Task description: Copy out the listing that follows, exactly, without its pictures.

Information provided:
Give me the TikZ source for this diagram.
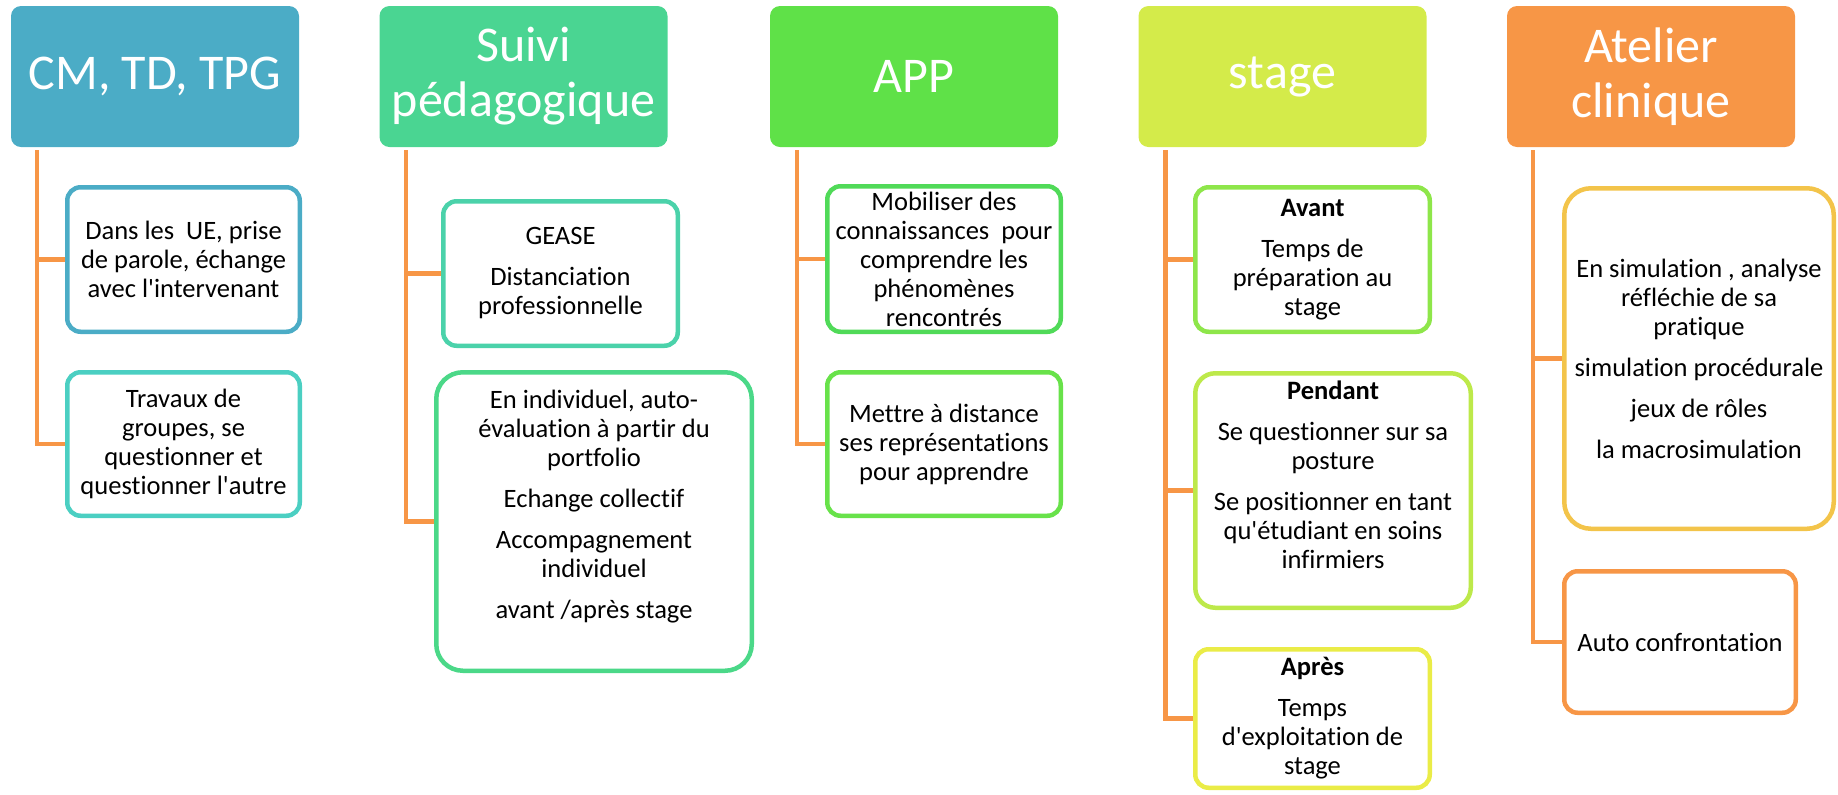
\documentclass[tikz,border=0pt]{standalone}
\usepackage{fontspec}
\setmainfont{Carlito}[Ligatures={NoCommon}]
\usetikzlibrary{calc}
\pgfdeclarelayer{bg}
\pgfsetlayers{bg,main}
\newcommand\hfnt{\fontsize{37.5}{41.25}\selectfont}
\newcommand\bfnt{\fontsize{19.9}{21.75}\selectfont}
\newcommand\apo{\textquotesingle}
\definecolor{cConn}{HTML}{F79646}
\definecolor{cH1}{HTML}{4BACC6}
\definecolor{cH2}{HTML}{4AD592}
\definecolor{cH3}{HTML}{5FE148}
\definecolor{cH4}{HTML}{D4EB4A}
\definecolor{cH5}{HTML}{F79646}
\definecolor{cK11}{HTML}{4BACC6}
\definecolor{cK12}{HTML}{4BCFC2}
\definecolor{cK21}{HTML}{4BD2AA}
\definecolor{cK22}{HTML}{4BD888}
\definecolor{cK31}{HTML}{50DA58}
\definecolor{cK32}{HTML}{68E24A}
\definecolor{cK41}{HTML}{8EE64A}
\definecolor{cK42}{HTML}{BDE94A}
\definecolor{cK43}{HTML}{EAEC47}
\definecolor{cK51}{HTML}{F3C44A}
\definecolor{cK52}{HTML}{F79646}
\begin{document}
\begin{tikzpicture}[x=0.75pt,y=-0.75pt,
  head/.style={fill=#1, rounded corners=7.5pt, minimum width=216pt, minimum height=105.75pt,
    text=white, font=\hfnt, align=center, inner sep=0pt, outer sep=0pt},
  kid/.style={draw=#1, line width=3.375pt, fill=white, rounded corners=10pt, align=center,
    font=\bfnt, inner sep=0pt, outer sep=0pt, text=black},
  sz/.style 2 args={minimum width=#1*0.75pt, minimum height=#2*0.75pt},
  conn/.style={draw=cConn, line width=3.6pt},
  txt/.style={align=center, font=\bfnt, inner sep=0pt, text=black}
]
\useasboundingbox (0,0) rectangle (1838,794);

% headers
\node[head=cH1] (H1) at (155,76.5) {CM, TD, TPG};
\node[head=cH2] (H2) at (523.5,76.5) {Suivi\\pédagogique};
\node[head=cH3] (H3) at (914,76.5) {APP};
\node[head=cH4] (H4) at (1282.5,76.5) {stage};
\node[head=cH5] (H5) at (1651,76.5) {Atelier\\clinique};

% column 1
\node[kid=cK11, sz={232.5}{144.5}] (C11) at (183.5,259.5)
  {Dans les\ \ UE, prise\\de parole, échange\\avec l\apo intervenant};
\node[kid=cK12, sz={232.5}{143.5}] (C12) at (183.5,444)
  {Travaux de\\groupes, se\\questionner et\\questionner l\apo autre};

% column 2
\node[kid=cK21, sz={234.5}{144.5}] (C21) at (560.5,273.5)
  {GEASE\\[9pt]Distanciation\\professionnelle};
\node[kid=cK22, sz={315.5}{298.5}, rounded corners=20pt] (C22) at (594,521.5) {};
\node[txt] (C22t) at ($(C22)+(0,-14.5)$)
  {En individuel, auto-\\évaluation à partir du\\portfolio\\[9pt]Echange collectif\\[9pt]Accompagnement\\individuel\\[9pt]avant /après stage};

% column 3
\node[kid=cK31, sz={233.5}{145.5}] (C31) at (944,259)
  {Mobiliser des\\connaissances\ \ pour\\comprendre les\\phénomènes\\rencontrés};
\node[kid=cK32, sz={233.5}{143.5}] (C32) at (944,444)
  {Mettre à distance\\ses représentations\\pour apprendre};

% column 4
\node[kid=cK41, sz={234.5}{144.5}] (C41) at (1312.5,259.5)
  {\textbf{Avant}\\[9pt]Temps de\\préparation au\\stage};
\node[kid=cK42, sz={275.5}{234.5}, rounded corners=15pt] (C42) at (1333,490.5) {};
\node[txt] (C42t) at ($(C42)+(0,-15.5)$)
  {\textbf{Pendant}\\[9pt]Se questionner sur sa\\posture\\[9pt]Se positionner en tant\\qu\apo étudiant en soins\\infirmiers};
\node[kid=cK43, sz={234.5}{138.5}] (C43) at (1312.5,718.5)
  {\textbf{Après}\\[9pt]Temps\\d\apo exploitation de\\stage};

% column 5
\node[kid=cK51, sz={269.5}{340.5}, rounded corners=20pt] (C51) at (1699,358.5)
  {En simulation , analyse\\réfléchie de sa\\pratique\\[9pt]simulation procédurale\\[9pt]jeux de rôles\\[9pt]la macrosimulation};
\node[kid=cK52, sz={231.5}{141.5}] (C52) at (1680,642) {Auto confrontation};

% connectors
\coordinate (T1) at ($(H1.south west)+(26,3)$);
\coordinate (T2) at ($(H2.south west)+(26.5,3)$);
\coordinate (T3) at ($(H3.south west)+(27,3)$);
\coordinate (T4) at ($(H4.south west)+(27,3)$);
\coordinate (T5) at ($(H5.south west)+(26,3)$);
\begin{pgfonlayer}{bg}
\draw[conn] (T1) |- (C11.west);
\draw[conn] (T1) |- (C12.west);
\draw[conn] (T2) |- (C21.west);
\draw[conn] (T2) |- (C22.west);
\draw[conn] (T3) |- (C31.west);
\draw[conn] (T3) |- (C32.west);
\draw[conn] (T4) |- (C41.west);
\draw[conn] (T4) |- (C42.west);
\draw[conn] (T4) |- (C43.west);
\draw[conn] (T5) |- (C51.west);
\draw[conn] (T5) |- (C52.west);
\end{pgfonlayer}
\end{tikzpicture}
\end{document}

The solution:
Give me the TikZ source for this diagram.
\documentclass[tikz,border=0pt]{standalone}
\usepackage{fontspec}
\setmainfont{Carlito}[Ligatures={NoCommon}]
\usetikzlibrary{calc}
\pgfdeclarelayer{bg}
\pgfsetlayers{bg,main}
\newcommand\hfnt{\fontsize{37.5}{41.25}\selectfont}
\newcommand\bfnt{\fontsize{19.9}{21.75}\selectfont}
\newcommand\apo{\textquotesingle}
\definecolor{cConn}{HTML}{F79646}
\definecolor{cH1}{HTML}{4BACC6}
\definecolor{cH2}{HTML}{4AD592}
\definecolor{cH3}{HTML}{5FE148}
\definecolor{cH4}{HTML}{D4EB4A}
\definecolor{cH5}{HTML}{F79646}
\definecolor{cK11}{HTML}{4BACC6}
\definecolor{cK12}{HTML}{4BCFC2}
\definecolor{cK21}{HTML}{4BD2AA}
\definecolor{cK22}{HTML}{4BD888}
\definecolor{cK31}{HTML}{50DA58}
\definecolor{cK32}{HTML}{68E24A}
\definecolor{cK41}{HTML}{8EE64A}
\definecolor{cK42}{HTML}{BDE94A}
\definecolor{cK43}{HTML}{EAEC47}
\definecolor{cK51}{HTML}{F3C44A}
\definecolor{cK52}{HTML}{F79646}
\begin{document}
\begin{tikzpicture}[x=0.75pt,y=-0.75pt,
  head/.style={fill=#1, rounded corners=7.5pt, minimum width=216pt, minimum height=105.75pt,
    text=white, font=\hfnt, align=center, inner sep=0pt, outer sep=0pt},
  kid/.style={draw=#1, line width=3.375pt, fill=white, rounded corners=10pt, align=center,
    font=\bfnt, inner sep=0pt, outer sep=0pt, text=black},
  sz/.style 2 args={minimum width=#1*0.75pt, minimum height=#2*0.75pt},
  conn/.style={draw=cConn, line width=3.6pt},
  txt/.style={align=center, font=\bfnt, inner sep=0pt, text=black}
]
\useasboundingbox (0,0) rectangle (1838,794);

% headers
\node[head=cH1] (H1) at (155,76.5) {CM, TD, TPG};
\node[head=cH2] (H2) at (523.5,76.5) {Suivi\\pédagogique};
\node[head=cH3] (H3) at (914,76.5) {APP};
\node[head=cH4] (H4) at (1282.5,76.5) {stage};
\node[head=cH5] (H5) at (1651,76.5) {Atelier\\clinique};

% column 1
\node[kid=cK11, sz={232.5}{144.5}] (C11) at (183.5,259.5)
  {Dans les\ \ UE, prise\\de parole, échange\\avec l\apo intervenant};
\node[kid=cK12, sz={232.5}{143.5}] (C12) at (183.5,444)
  {Travaux de\\groupes, se\\questionner et\\questionner l\apo autre};

% column 2
\node[kid=cK21, sz={234.5}{144.5}] (C21) at (560.5,273.5)
  {GEASE\\[9pt]Distanciation\\professionnelle};
\node[kid=cK22, sz={315.5}{298.5}, rounded corners=20pt] (C22) at (594,521.5) {};
\node[txt] (C22t) at ($(C22)+(0,-14.5)$)
  {En individuel, auto-\\évaluation à partir du\\portfolio\\[9pt]Echange collectif\\[9pt]Accompagnement\\individuel\\[9pt]avant /après stage};

% column 3
\node[kid=cK31, sz={233.5}{145.5}] (C31) at (944,259)
  {Mobiliser des\\connaissances\ \ pour\\comprendre les\\phénomènes\\rencontrés};
\node[kid=cK32, sz={233.5}{143.5}] (C32) at (944,444)
  {Mettre à distance\\ses représentations\\pour apprendre};

% column 4
\node[kid=cK41, sz={234.5}{144.5}] (C41) at (1312.5,259.5)
  {\textbf{Avant}\\[9pt]Temps de\\préparation au\\stage};
\node[kid=cK42, sz={275.5}{234.5}, rounded corners=15pt] (C42) at (1333,490.5) {};
\node[txt] (C42t) at ($(C42)+(0,-15.5)$)
  {\textbf{Pendant}\\[9pt]Se questionner sur sa\\posture\\[9pt]Se positionner en tant\\qu\apo étudiant en soins\\infirmiers};
\node[kid=cK43, sz={234.5}{138.5}] (C43) at (1312.5,718.5)
  {\textbf{Après}\\[9pt]Temps\\d\apo exploitation de\\stage};

% column 5
\node[kid=cK51, sz={269.5}{340.5}, rounded corners=20pt] (C51) at (1699,358.5)
  {En simulation , analyse\\réfléchie de sa\\pratique\\[9pt]simulation procédurale\\[9pt]jeux de rôles\\[9pt]la macrosimulation};
\node[kid=cK52, sz={231.5}{141.5}] (C52) at (1680,642) {Auto confrontation};

% connectors
\coordinate (T1) at ($(H1.south west)+(26,3)$);
\coordinate (T2) at ($(H2.south west)+(26.5,3)$);
\coordinate (T3) at ($(H3.south west)+(27,3)$);
\coordinate (T4) at ($(H4.south west)+(27,3)$);
\coordinate (T5) at ($(H5.south west)+(26,3)$);
\begin{pgfonlayer}{bg}
\draw[conn] (T1) |- (C11.west);
\draw[conn] (T1) |- (C12.west);
\draw[conn] (T2) |- (C21.west);
\draw[conn] (T2) |- (C22.west);
\draw[conn] (T3) |- (C31.west);
\draw[conn] (T3) |- (C32.west);
\draw[conn] (T4) |- (C41.west);
\draw[conn] (T4) |- (C42.west);
\draw[conn] (T4) |- (C43.west);
\draw[conn] (T5) |- (C51.west);
\draw[conn] (T5) |- (C52.west);
\end{pgfonlayer}
\end{tikzpicture}
\end{document}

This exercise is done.